Public Citizen Urges Texas Supreme Court to Overturn Ruling That Would Strand Victims of Financial Fraud, Insulate Companies

Dean Witter Brokerage Firm Should Be Liable for Employee’s Fraud

AUSTIN, Texas – Public Citizen today urged the Texas Supreme Court to review a ruling that, if allowed to stand, would insulate brokerage firms and other financial institutions from most, if not all, intentional fraud perpetrated by their employees.

The ruling makes it far less likely that victims of fraud will be compensated for their losses. It also would send a message to firms that they won’t have to monitor their employees as closely as they do now, Public Citizen said in an amicus brief.

Courts throughout the country have ruled that employers are liable for their workers’ misdeeds when the workers commit those acts as part of their general scope of authority – that is, when the employer has the right and power to direct and control the worker in the performance of the act that caused the harm.

In the case, Millan v. Dean Witter Reynolds, Inc. , 90 S.W.3d 760, the Fourth District Court of Appeals in San Antonio acknowledged that the Dean Witter employee in question, Miguel Millan, stole about $287,000 over a three-year period from his mother’s Dean Witter account that he had established in his role as a Dean Witter broker. Millan engaged in a series of deceitful acts, such as forging his mother’s name on checks and creating false account statements. Dean Witter was hardly blameless, as it failed, for instance, to follow special rules for oversight of familial accounts.

The Court of Appeals ruled last year that, because Dean Witter had not specifically authorized Millan to engage in fraud, the brokerage firm was not liable for Millan’s wrongdoing.

But the appellate court was confusing specific authority with the general authority that Dean Witter had given Millan, Public Citizen said in the brief. If employers could be held liable only for acts they specifically authorized, employers would usually escape liability for fraud, because they would never authorize an employee to steal, the brief said.

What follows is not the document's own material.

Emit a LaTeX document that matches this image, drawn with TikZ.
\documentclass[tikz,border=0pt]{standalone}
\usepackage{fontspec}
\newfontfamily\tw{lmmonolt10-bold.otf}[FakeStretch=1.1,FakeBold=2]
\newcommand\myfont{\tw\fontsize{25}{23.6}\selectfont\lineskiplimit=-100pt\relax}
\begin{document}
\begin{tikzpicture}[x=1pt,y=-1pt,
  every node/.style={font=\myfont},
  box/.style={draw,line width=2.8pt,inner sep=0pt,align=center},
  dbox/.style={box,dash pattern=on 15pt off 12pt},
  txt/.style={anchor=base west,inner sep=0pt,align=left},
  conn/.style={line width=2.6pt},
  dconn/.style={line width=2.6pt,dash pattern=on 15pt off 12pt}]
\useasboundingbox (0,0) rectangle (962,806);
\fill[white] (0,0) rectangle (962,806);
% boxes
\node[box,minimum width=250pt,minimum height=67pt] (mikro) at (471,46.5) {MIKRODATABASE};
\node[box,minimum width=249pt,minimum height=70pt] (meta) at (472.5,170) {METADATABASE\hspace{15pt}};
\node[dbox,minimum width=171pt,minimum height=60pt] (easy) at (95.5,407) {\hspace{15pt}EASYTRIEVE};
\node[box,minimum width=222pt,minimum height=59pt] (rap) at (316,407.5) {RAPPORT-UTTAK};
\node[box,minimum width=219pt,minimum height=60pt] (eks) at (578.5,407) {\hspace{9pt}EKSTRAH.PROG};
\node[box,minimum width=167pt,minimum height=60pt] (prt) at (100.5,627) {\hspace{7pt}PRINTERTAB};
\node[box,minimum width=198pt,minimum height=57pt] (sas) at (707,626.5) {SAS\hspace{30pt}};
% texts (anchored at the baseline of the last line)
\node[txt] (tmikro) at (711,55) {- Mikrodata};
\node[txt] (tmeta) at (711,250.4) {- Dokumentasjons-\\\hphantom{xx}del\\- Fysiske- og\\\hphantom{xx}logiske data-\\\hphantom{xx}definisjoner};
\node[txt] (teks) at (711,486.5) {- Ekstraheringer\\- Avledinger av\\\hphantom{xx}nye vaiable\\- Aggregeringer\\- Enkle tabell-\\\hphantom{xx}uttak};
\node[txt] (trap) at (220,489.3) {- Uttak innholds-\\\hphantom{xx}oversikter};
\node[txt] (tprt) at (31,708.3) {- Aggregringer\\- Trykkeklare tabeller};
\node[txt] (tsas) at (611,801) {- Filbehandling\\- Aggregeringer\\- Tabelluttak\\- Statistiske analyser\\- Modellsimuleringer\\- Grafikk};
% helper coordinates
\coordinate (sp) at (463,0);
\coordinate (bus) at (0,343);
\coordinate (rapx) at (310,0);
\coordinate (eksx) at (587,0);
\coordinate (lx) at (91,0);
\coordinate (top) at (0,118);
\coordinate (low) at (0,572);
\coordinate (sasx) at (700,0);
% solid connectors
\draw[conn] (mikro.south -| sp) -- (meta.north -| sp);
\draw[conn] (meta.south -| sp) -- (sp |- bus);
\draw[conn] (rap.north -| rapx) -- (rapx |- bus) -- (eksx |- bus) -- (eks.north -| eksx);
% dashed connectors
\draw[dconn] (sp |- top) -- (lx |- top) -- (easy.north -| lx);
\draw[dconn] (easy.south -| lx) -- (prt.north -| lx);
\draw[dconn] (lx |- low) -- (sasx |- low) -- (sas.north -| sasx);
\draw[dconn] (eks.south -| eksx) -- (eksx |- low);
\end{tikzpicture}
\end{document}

“The Court of Appeals should have focused on Miguel’s general acts – the opening of the Dean Witter account, the receipt of money for investment, and the like,” the brief says. “That conduct was in furtherance of the employer’s business, and [these] were exactly the kinds of acts that Miguel was hired to do.”

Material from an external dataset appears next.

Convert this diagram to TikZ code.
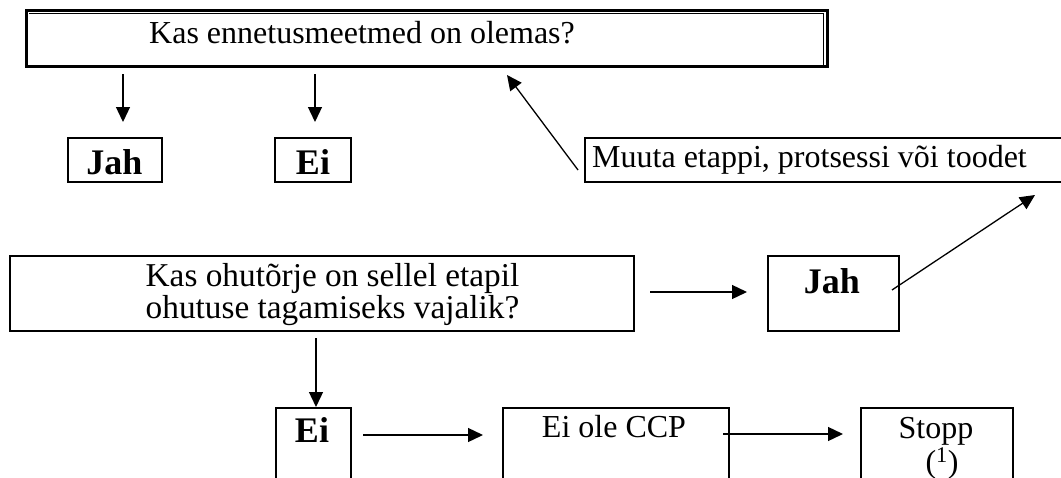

Recent corporate scandals have shown that there is increased need to protect consumers from abuse whether it be at the hands of brokers, accounting firms, or other corporate actors, and yet the Court of Appeals decision moves in the other direction. The brief notes that, unless the Texas Supreme Court steps in, defrauded Texans will have little recourse, because the industry will hide behind its employees, who don’t have the resources to fully compensate their victims, said Brian Wolfman, an attorney with the Public Citizen Litigation Group, who filed the brief.

“The appellate court ruling is very disturbing because it flies in the face of settled law,” Wolfman said. “If the Texas Supreme Court doesn’t overturn this decision, financial institutions will have far less incentive to oversee their employees’ conduct. Fraud victims could be left out in the cold.”

Said Tom “Smitty” Smith, director of Public Citizen’s Texas office, “If the appellate court ruling stands, big corporations would be shielded, while consumers will be stripped of their assets and left without many options to recoup their losses.”